• INFORMATION PROVIDED:

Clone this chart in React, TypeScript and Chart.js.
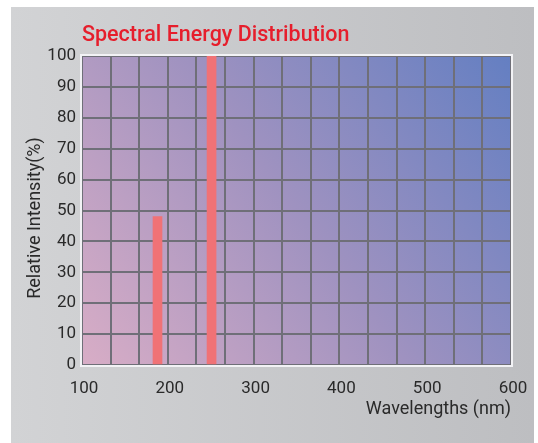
import React, { useEffect, useRef } from "react";
import { Chart, registerables } from "chart.js";

Chart.register(...registerables);

const chartTitle = "Spectral Energy Distribution";
const xAxisTitle = "Wavelengths (nm)";
const yAxisTitle = "Relative Intensity(%)";
const wavelengths = [188, 251];
const intensities = [48, 100];
const xMin = 100;
const xMax = 600;
const xStep = 100;
const yMin = 0;
const yMax = 100;
const yStep = 10;
const gridColumns = 15;

const FONT = "Roboto, 'DejaVu Sans', sans-serif";

const decorPlugin = {
  id: "decor",
  beforeDraw(chart: any) {
    const { ctx, width, height, chartArea } = chart;
    ctx.save();
    ctx.fillStyle = "#ffffff";
    ctx.fillRect(0, 0, width, height);
    const pg = ctx.createLinearGradient(11, 0, 534, 0);
    pg.addColorStop(0, "#d2d3d5");
    pg.addColorStop(1, "#bdbec1");
    ctx.fillStyle = pg;
    ctx.fillRect(11, 7, 523, height - 7);
    const { left, top, right, bottom } = chartArea;
    const g = ctx.createLinearGradient(left, bottom, right, top);
    g.addColorStop(0, "#d8adc6");
    g.addColorStop(0.5, "#9f92c0");
    g.addColorStop(1, "#647fc2");
    ctx.fillStyle = g;
    ctx.fillRect(left, top, right - left, bottom - top);
    ctx.restore();
  },
  beforeDatasetsDraw(chart: any) {
    const { ctx, chartArea } = chart;
    const { left, top, right, bottom } = chartArea;
    ctx.save();
    ctx.strokeStyle = "#f2f2f5";
    ctx.lineWidth = 2;
    ctx.strokeRect(left - 1, top - 1, right - left + 2, bottom - top + 2);
    ctx.restore();
  },
  afterDraw(chart: any) {
    const { ctx, chartArea } = chart;
    ctx.save();
    ctx.fillStyle = "#e61e2c";
    ctx.font = `500 21.5px ${FONT}`;
    ctx.textAlign = "left";
    ctx.textBaseline = "alphabetic";
    ctx.fillText(chartTitle, 82, 41);

    ctx.fillStyle = "#2a2a2a";
    ctx.font = `18px ${FONT}`;
    ctx.textAlign = "right";
    ctx.fillText(xAxisTitle, chartArea.right, 414);

    ctx.translate(35, 218);
    ctx.rotate(-Math.PI / 2);
    ctx.textAlign = "center";
    ctx.textBaseline = "middle";
    ctx.fillText(yAxisTitle, 0, 0);
    ctx.restore();
  },
};

export default function App() {
  const canvasRef = useRef<HTMLCanvasElement | null>(null);

  useEffect(() => {
    const canvas = canvasRef.current;
    if (!canvas) return;
    const chart = new Chart(canvas, {
      type: "bar",
      data: {
        datasets: [
          {
            data: wavelengths.map((w, i) => ({ x: w, y: intensities[i] })),
            backgroundColor: "#f07276",
            barThickness: 9,
            xAxisID: "x",
            yAxisID: "y",
          },
        ],
      },
      options: {
        responsive: false,
        animation: false,
        devicePixelRatio: 1,
        layout: { padding: { top: 56, right: 27, left: 0, bottom: 0 } },
        plugins: {
          legend: { display: false },
          title: { display: false },
          tooltip: { enabled: false },
        },
        scales: {
          x: {
            type: "linear",
            position: "bottom",
            min: xMin,
            max: xMax,
            offset: false,
            afterFit: (s: any) => {
              s.height = 78;
            },
            ticks: {
              stepSize: xStep,
              padding: 6,
              labelOffset: 2,
              color: "#2a2a2a",
              font: { family: FONT, size: 17 },
              maxRotation: 0,
            },
            grid: { display: false },
            border: { display: false },
          },
          xg: {
            type: "linear",
            position: "bottom",
            min: 0,
            max: gridColumns,
            offset: false,
            afterFit: (s: any) => {
              s.height = 0;
            },
            ticks: { stepSize: 1, display: false },
            grid: {
              color: "#6f6f78",
              lineWidth: 2,
              drawTicks: false,
              offset: false,
            },
            border: { display: false },
          },
          y: {
            type: "linear",
            min: yMin,
            max: yMax,
            afterFit: (s: any) => {
              s.width = 82;
            },
            ticks: {
              stepSize: yStep,
              padding: 6,
              color: "#2a2a2a",
              font: { family: FONT, size: 17 },
            },
            grid: {
              color: "#6f6f78",
              lineWidth: 2,
              drawTicks: false,
            },
            border: { display: false },
          },
        },
      },
      plugins: [decorPlugin],
    } as any);
    return () => chart.destroy();
  }, []);

  return (
    <div style={{ position: "absolute", left: 0, top: 0, width: 538, height: 443 }}>
      <canvas ref={canvasRef} width={538} height={443} style={{ display: "block", width: 538, height: 443 }} />
    </div>
  );
}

• AIM OF THE TASK: Pictures are excluded; output everything else in the data verbatim.

• SOLUTION BELOW:
Clone this chart in React, TypeScript and Chart.js.
import React, { useEffect, useRef } from "react";
import { Chart, registerables } from "chart.js";

Chart.register(...registerables);

const chartTitle = "Spectral Energy Distribution";
const xAxisTitle = "Wavelengths (nm)";
const yAxisTitle = "Relative Intensity(%)";
const wavelengths = [188, 251];
const intensities = [48, 100];
const xMin = 100;
const xMax = 600;
const xStep = 100;
const yMin = 0;
const yMax = 100;
const yStep = 10;
const gridColumns = 15;

const FONT = "Roboto, 'DejaVu Sans', sans-serif";

const decorPlugin = {
  id: "decor",
  beforeDraw(chart: any) {
    const { ctx, width, height, chartArea } = chart;
    ctx.save();
    ctx.fillStyle = "#ffffff";
    ctx.fillRect(0, 0, width, height);
    const pg = ctx.createLinearGradient(11, 0, 534, 0);
    pg.addColorStop(0, "#d2d3d5");
    pg.addColorStop(1, "#bdbec1");
    ctx.fillStyle = pg;
    ctx.fillRect(11, 7, 523, height - 7);
    const { left, top, right, bottom } = chartArea;
    const g = ctx.createLinearGradient(left, bottom, right, top);
    g.addColorStop(0, "#d8adc6");
    g.addColorStop(0.5, "#9f92c0");
    g.addColorStop(1, "#647fc2");
    ctx.fillStyle = g;
    ctx.fillRect(left, top, right - left, bottom - top);
    ctx.restore();
  },
  beforeDatasetsDraw(chart: any) {
    const { ctx, chartArea } = chart;
    const { left, top, right, bottom } = chartArea;
    ctx.save();
    ctx.strokeStyle = "#f2f2f5";
    ctx.lineWidth = 2;
    ctx.strokeRect(left - 1, top - 1, right - left + 2, bottom - top + 2);
    ctx.restore();
  },
  afterDraw(chart: any) {
    const { ctx, chartArea } = chart;
    ctx.save();
    ctx.fillStyle = "#e61e2c";
    ctx.font = `500 21.5px ${FONT}`;
    ctx.textAlign = "left";
    ctx.textBaseline = "alphabetic";
    ctx.fillText(chartTitle, 82, 41);

    ctx.fillStyle = "#2a2a2a";
    ctx.font = `18px ${FONT}`;
    ctx.textAlign = "right";
    ctx.fillText(xAxisTitle, chartArea.right, 414);

    ctx.translate(35, 218);
    ctx.rotate(-Math.PI / 2);
    ctx.textAlign = "center";
    ctx.textBaseline = "middle";
    ctx.fillText(yAxisTitle, 0, 0);
    ctx.restore();
  },
};

export default function App() {
  const canvasRef = useRef<HTMLCanvasElement | null>(null);

  useEffect(() => {
    const canvas = canvasRef.current;
    if (!canvas) return;
    const chart = new Chart(canvas, {
      type: "bar",
      data: {
        datasets: [
          {
            data: wavelengths.map((w, i) => ({ x: w, y: intensities[i] })),
            backgroundColor: "#f07276",
            barThickness: 9,
            xAxisID: "x",
            yAxisID: "y",
          },
        ],
      },
      options: {
        responsive: false,
        animation: false,
        devicePixelRatio: 1,
        layout: { padding: { top: 56, right: 27, left: 0, bottom: 0 } },
        plugins: {
          legend: { display: false },
          title: { display: false },
          tooltip: { enabled: false },
        },
        scales: {
          x: {
            type: "linear",
            position: "bottom",
            min: xMin,
            max: xMax,
            offset: false,
            afterFit: (s: any) => {
              s.height = 78;
            },
            ticks: {
              stepSize: xStep,
              padding: 6,
              labelOffset: 2,
              color: "#2a2a2a",
              font: { family: FONT, size: 17 },
              maxRotation: 0,
            },
            grid: { display: false },
            border: { display: false },
          },
          xg: {
            type: "linear",
            position: "bottom",
            min: 0,
            max: gridColumns,
            offset: false,
            afterFit: (s: any) => {
              s.height = 0;
            },
            ticks: { stepSize: 1, display: false },
            grid: {
              color: "#6f6f78",
              lineWidth: 2,
              drawTicks: false,
              offset: false,
            },
            border: { display: false },
          },
          y: {
            type: "linear",
            min: yMin,
            max: yMax,
            afterFit: (s: any) => {
              s.width = 82;
            },
            ticks: {
              stepSize: yStep,
              padding: 6,
              color: "#2a2a2a",
              font: { family: FONT, size: 17 },
            },
            grid: {
              color: "#6f6f78",
              lineWidth: 2,
              drawTicks: false,
            },
            border: { display: false },
          },
        },
      },
      plugins: [decorPlugin],
    } as any);
    return () => chart.destroy();
  }, []);

  return (
    <div style={{ position: "absolute", left: 0, top: 0, width: 538, height: 443 }}>
      <canvas ref={canvasRef} width={538} height={443} style={{ display: "block", width: 538, height: 443 }} />
    </div>
  );
}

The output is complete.